— begin —

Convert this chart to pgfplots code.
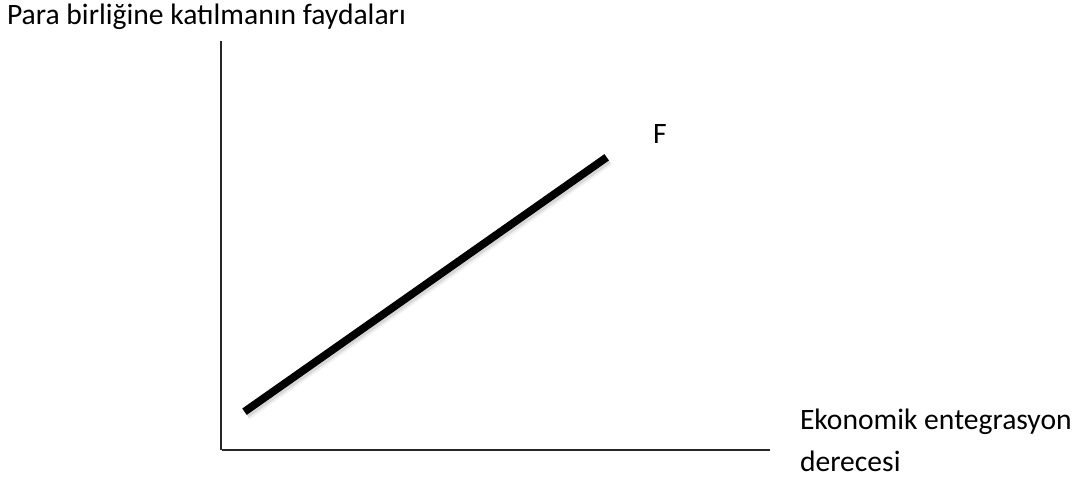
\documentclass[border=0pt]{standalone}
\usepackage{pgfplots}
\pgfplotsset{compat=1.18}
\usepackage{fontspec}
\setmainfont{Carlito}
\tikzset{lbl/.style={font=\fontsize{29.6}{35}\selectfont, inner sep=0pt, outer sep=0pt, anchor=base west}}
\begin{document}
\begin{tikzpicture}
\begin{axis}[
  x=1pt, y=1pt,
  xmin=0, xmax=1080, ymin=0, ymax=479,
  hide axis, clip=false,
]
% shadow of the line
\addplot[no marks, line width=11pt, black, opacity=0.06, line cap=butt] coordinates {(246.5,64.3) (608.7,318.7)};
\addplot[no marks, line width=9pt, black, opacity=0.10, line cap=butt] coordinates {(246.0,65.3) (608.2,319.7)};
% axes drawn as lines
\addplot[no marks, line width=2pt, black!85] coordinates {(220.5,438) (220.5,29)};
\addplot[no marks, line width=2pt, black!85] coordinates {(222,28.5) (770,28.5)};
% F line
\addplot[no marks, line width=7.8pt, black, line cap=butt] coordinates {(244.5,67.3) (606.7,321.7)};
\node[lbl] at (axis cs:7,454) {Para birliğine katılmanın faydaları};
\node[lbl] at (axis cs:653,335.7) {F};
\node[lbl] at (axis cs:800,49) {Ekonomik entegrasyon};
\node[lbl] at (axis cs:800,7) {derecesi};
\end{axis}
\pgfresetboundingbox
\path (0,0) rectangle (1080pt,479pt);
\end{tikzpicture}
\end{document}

— end —
— begin —

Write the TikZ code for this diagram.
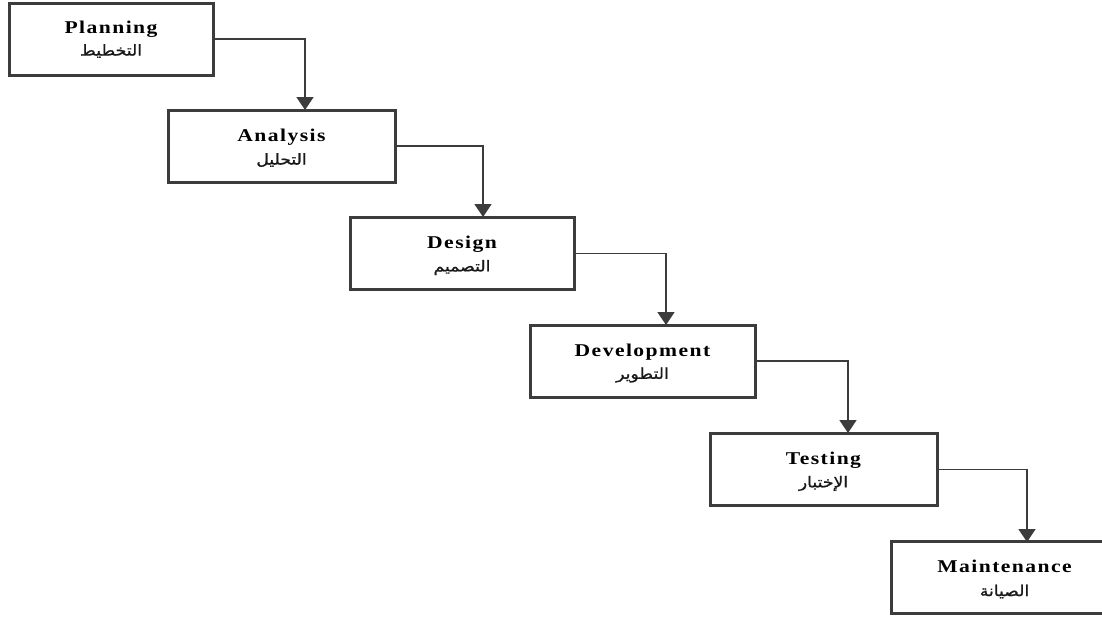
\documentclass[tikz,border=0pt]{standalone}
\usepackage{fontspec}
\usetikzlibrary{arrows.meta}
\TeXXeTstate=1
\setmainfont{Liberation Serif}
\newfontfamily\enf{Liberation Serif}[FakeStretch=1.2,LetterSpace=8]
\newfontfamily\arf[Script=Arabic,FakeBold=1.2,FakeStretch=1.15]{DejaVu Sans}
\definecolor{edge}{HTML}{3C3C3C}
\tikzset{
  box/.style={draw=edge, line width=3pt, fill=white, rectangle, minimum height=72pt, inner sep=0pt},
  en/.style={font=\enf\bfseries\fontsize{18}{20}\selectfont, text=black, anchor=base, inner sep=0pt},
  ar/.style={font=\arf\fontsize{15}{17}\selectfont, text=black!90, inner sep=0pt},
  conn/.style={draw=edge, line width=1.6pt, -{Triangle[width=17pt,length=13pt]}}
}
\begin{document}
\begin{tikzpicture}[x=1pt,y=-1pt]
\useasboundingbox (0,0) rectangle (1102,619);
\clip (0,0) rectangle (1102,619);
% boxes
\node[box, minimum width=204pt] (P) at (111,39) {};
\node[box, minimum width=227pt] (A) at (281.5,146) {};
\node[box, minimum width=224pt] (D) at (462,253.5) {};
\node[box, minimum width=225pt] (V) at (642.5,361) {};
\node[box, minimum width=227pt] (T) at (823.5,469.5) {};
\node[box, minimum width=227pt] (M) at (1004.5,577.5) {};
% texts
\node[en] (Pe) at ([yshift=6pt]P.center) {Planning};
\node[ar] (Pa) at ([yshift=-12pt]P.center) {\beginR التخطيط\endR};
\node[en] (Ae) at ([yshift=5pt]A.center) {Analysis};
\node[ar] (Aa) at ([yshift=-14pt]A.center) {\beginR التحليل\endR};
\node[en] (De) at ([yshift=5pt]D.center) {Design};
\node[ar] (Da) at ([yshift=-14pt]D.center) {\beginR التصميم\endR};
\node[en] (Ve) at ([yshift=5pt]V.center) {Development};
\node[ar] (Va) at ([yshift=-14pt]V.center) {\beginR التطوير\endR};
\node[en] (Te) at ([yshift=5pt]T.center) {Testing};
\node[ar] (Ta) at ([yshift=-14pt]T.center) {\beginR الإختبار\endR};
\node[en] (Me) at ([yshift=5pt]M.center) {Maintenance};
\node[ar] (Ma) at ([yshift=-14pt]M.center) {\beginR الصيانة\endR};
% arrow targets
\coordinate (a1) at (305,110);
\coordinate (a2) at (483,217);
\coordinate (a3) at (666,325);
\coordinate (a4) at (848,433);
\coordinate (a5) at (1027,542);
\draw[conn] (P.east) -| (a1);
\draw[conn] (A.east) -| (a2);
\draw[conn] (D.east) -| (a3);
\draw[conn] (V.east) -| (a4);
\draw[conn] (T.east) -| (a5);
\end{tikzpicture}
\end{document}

— end —

Request: Pick out each line above that includes "this" and show it.

Solved problem:
Convert this chart to pgfplots code.
Write the TikZ code for this diagram.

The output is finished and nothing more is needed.